Dalla prima unione civile della città all’appello per un ricordo permanente: l’amore che ha fatto la storia chiede ora uno spazio simbolico.
Non è solo una storia d’amore, ma una pagina di civiltà scritta con tenacia, dolcezza e coraggio. Quella di Gianni Reinetti e Franco Perrello, uniti da 53 anni di vita insieme e da appena sei mesi di matrimonio civile, è una testimonianza viva del cambiamento culturale e normativo che ha attraversato l’Italia, e in particolare Torino, nell’ultimo decennio. La loro fu la prima unione civile della città, celebrata il 6 agosto 2016 con l’allora sindaca Chiara Appendino. Due uomini anziani, 79 e 83 anni, visibilmente emozionati, si dissero “sì” dopo una vita insieme. Sei anni dopo, entrambi non ci sono più: Franco è morto nel 2017, Gianni nel 2022. Ma il loro amore, e il significato pubblico che ha assunto, chiede oggi un riconoscimento permanente.

Una storia lunga 53 anni, iniziata quando l’amore non aveva diritti
Si conobbero nel 1964, in una casa in collina, quando il mondo gay italiano viveva nell’ombra e nella prudenza. Nessun locale, nessuna legge, solo “giri di amici”. Gianni lavorava in un negozio in piazza Statuto, Franco era un tecnico alla Fiat. Dopo due anni andarono a convivere, affrontando le difficoltà del pregiudizio e del silenzio. Per decenni vissero la loro vita lontani dai riflettori, come tanti. Ma nel 2016, grazie alla legge Cirinnà, poterono finalmente formalizzare il loro legame. Diventarono così cittadini con gli stessi diritti, anche se solo per pochi mesi.
L’appello alla Città: “Intitolate uno spazio alla loro memoria”

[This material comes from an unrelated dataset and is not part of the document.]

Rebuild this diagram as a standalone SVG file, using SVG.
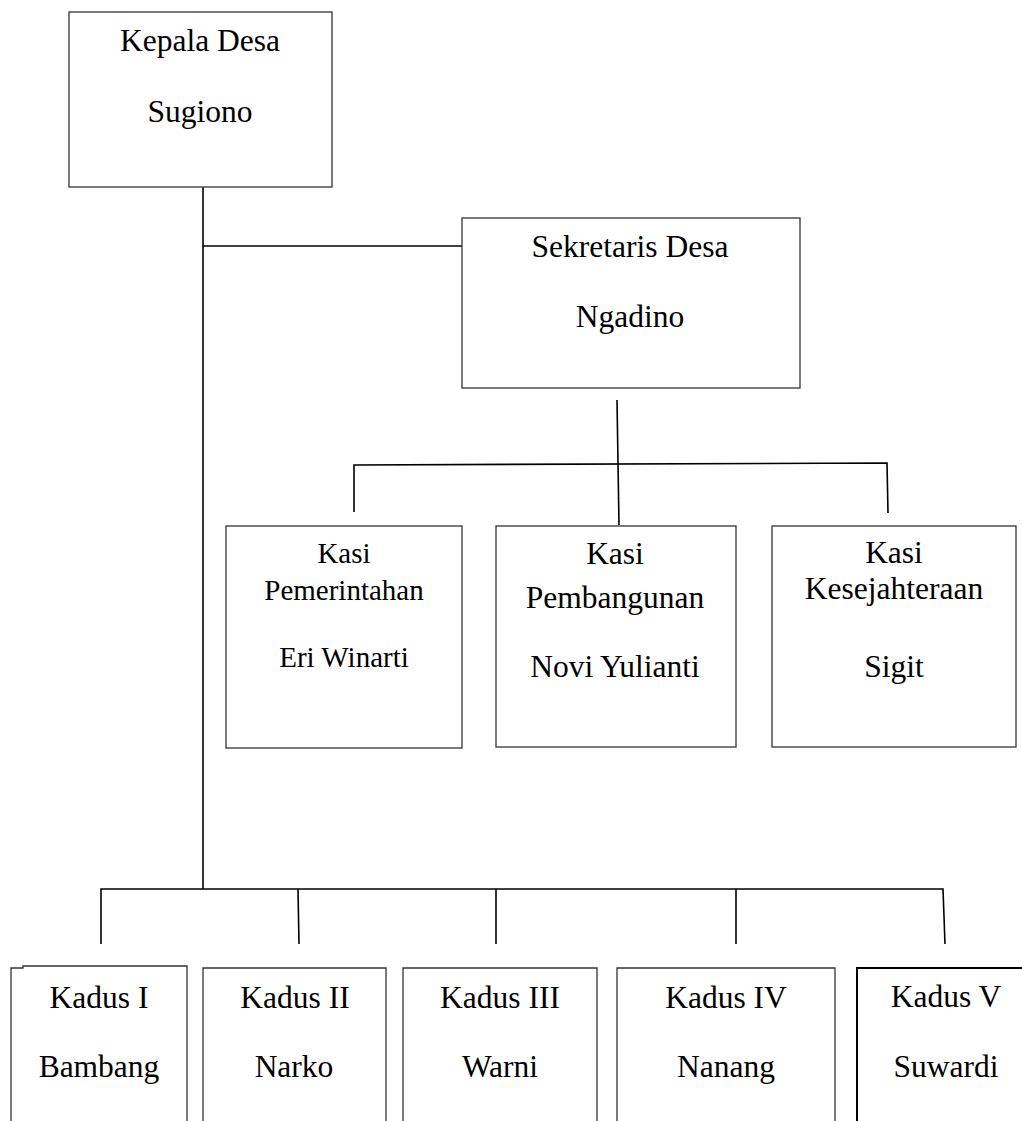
<svg xmlns="http://www.w3.org/2000/svg" width="1022" height="1121" viewBox="0 0 1022 1121">
<style>
.box{fill:#fff;stroke:#333;stroke-width:1.3}
.t{font-family:"Liberation Serif","Times New Roman",serif;font-size:31.5px;fill:#000;text-anchor:middle}
.s{font-size:29px}
.c{fill:none;stroke:#000;stroke-width:1.6}
</style>
<rect width="1022" height="1121" fill="#fff"/>
<g id="connectors">
<path class="c" d="M203,187 V889"/>
<path class="c" d="M203,246 H462"/>
<path class="c" d="M617,400 L619,525"/>
<path class="c" d="M354,512 V465 L887,463 L888,513"/>
<path class="c" d="M101,944 V889 H943 L945,944"/>
<path class="c" d="M298,889 L299,944"/>
<path class="c" d="M496,889 V944"/>
<path class="c" d="M736,889 V944"/>
</g>
<g id="kepala">
<rect class="box" x="69" y="12" width="263" height="175"/>
<text class="t" x="200" y="51">Kepala Desa</text>
<text class="t" x="200" y="122">Sugiono</text>
</g>
<g id="sekretaris">
<rect class="box" x="462" y="218" width="338" height="170"/>
<text class="t" x="630" y="257">Sekretaris Desa</text>
<text class="t" x="630" y="327">Ngadino</text>
</g>
<g id="kasi-pemerintahan">
<rect class="box" x="226" y="526" width="236" height="222"/>
<text class="t s" x="344" y="563">Kasi</text>
<text class="t s" x="344" y="600">Pemerintahan</text>
<text class="t s" x="344" y="667">Eri Winarti</text>
</g>
<g id="kasi-pembangunan">
<rect class="box" x="496" y="526" width="240" height="221"/>
<text class="t" x="615" y="564">Kasi</text>
<text class="t" x="615" y="608">Pembangunan</text>
<text class="t" x="615" y="677">Novi Yulianti</text>
</g>
<g id="kasi-kesejahteraan">
<rect class="box" x="772" y="526" width="244" height="221"/>
<text class="t" x="894" y="563">Kasi</text>
<text class="t" x="894" y="599">Kesejahteraan</text>
<text class="t" x="894" y="677">Sigit</text>
</g>
<g id="kadus-1">
<path class="box" d="M11,1121 V968 H23 V966 H187 V1121"/>
<text class="t" x="99" y="1008">Kadus I</text>
<text class="t" x="99" y="1077">Bambang</text>
</g>
<g id="kadus-2">
<path class="box" d="M203,1121 V968 H386 V1121"/>
<text class="t" x="295" y="1008">Kadus II</text>
<text class="t" x="294" y="1077">Narko</text>
</g>
<g id="kadus-3">
<path class="box" d="M403,1121 V968 H597 V1121"/>
<text class="t" x="500" y="1008">Kadus III</text>
<text class="t" x="500" y="1077">Warni</text>
</g>
<g id="kadus-4">
<path class="box" d="M617,1121 V968 H835 V1121"/>
<text class="t" x="726" y="1008" font-size="29.7">Kadus IV</text>
<text class="t" x="726" y="1077">Nanang</text>
</g>
<g id="kadus-5">
<path class="box" d="M857,1121 V968 H1022" style="stroke:#000;stroke-width:2"/>
<text class="t" x="946" y="1007" font-size="29.3">Kadus V</text>
<text class="t" x="946" y="1077">Suwardi</text>
</g>
</svg>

A quasi 10 anni da quell’unione civile, l’amico e portavoce Stefano Francescon ha rivolto un appello pubblico al Comune di Torino affinché venga intitolato un luogo simbolico alla memoria di Gianni e Franco. “Abbiamo visto due uomini, anziani e innamorati, diventare cittadini di serie A. Questo gesto, questa storia, merita di essere custodita per sempre”, ha scritto. L’auspicio è che questa richiesta venga accolta entro il 2026, in tempo per l’EuroPride che si terrà proprio a Torino, e che quel luogo possa rappresentare un monumento all’amore e ai diritti civili conquistati con fatica.

Una lettera al Papa, un viaggio a Lourdes, un documentario
Erano credenti, devoti, e per il loro viaggio di nozze scelsero Lourdes. Dopo l’unione civile scrissero anche a Papa Francesco, chiedendo: “Siamo una famiglia agli occhi della Chiesa?”. Una domanda che resta sospesa, ma che riassume bene la loro ricerca di dignità. La loro vicenda è diventata anche un documentario, scritto e diretto da Angelo D’Agostino e Marta Lombardelli, che racconta in modo intimo e delicato una storia che ha commosso l’Italia.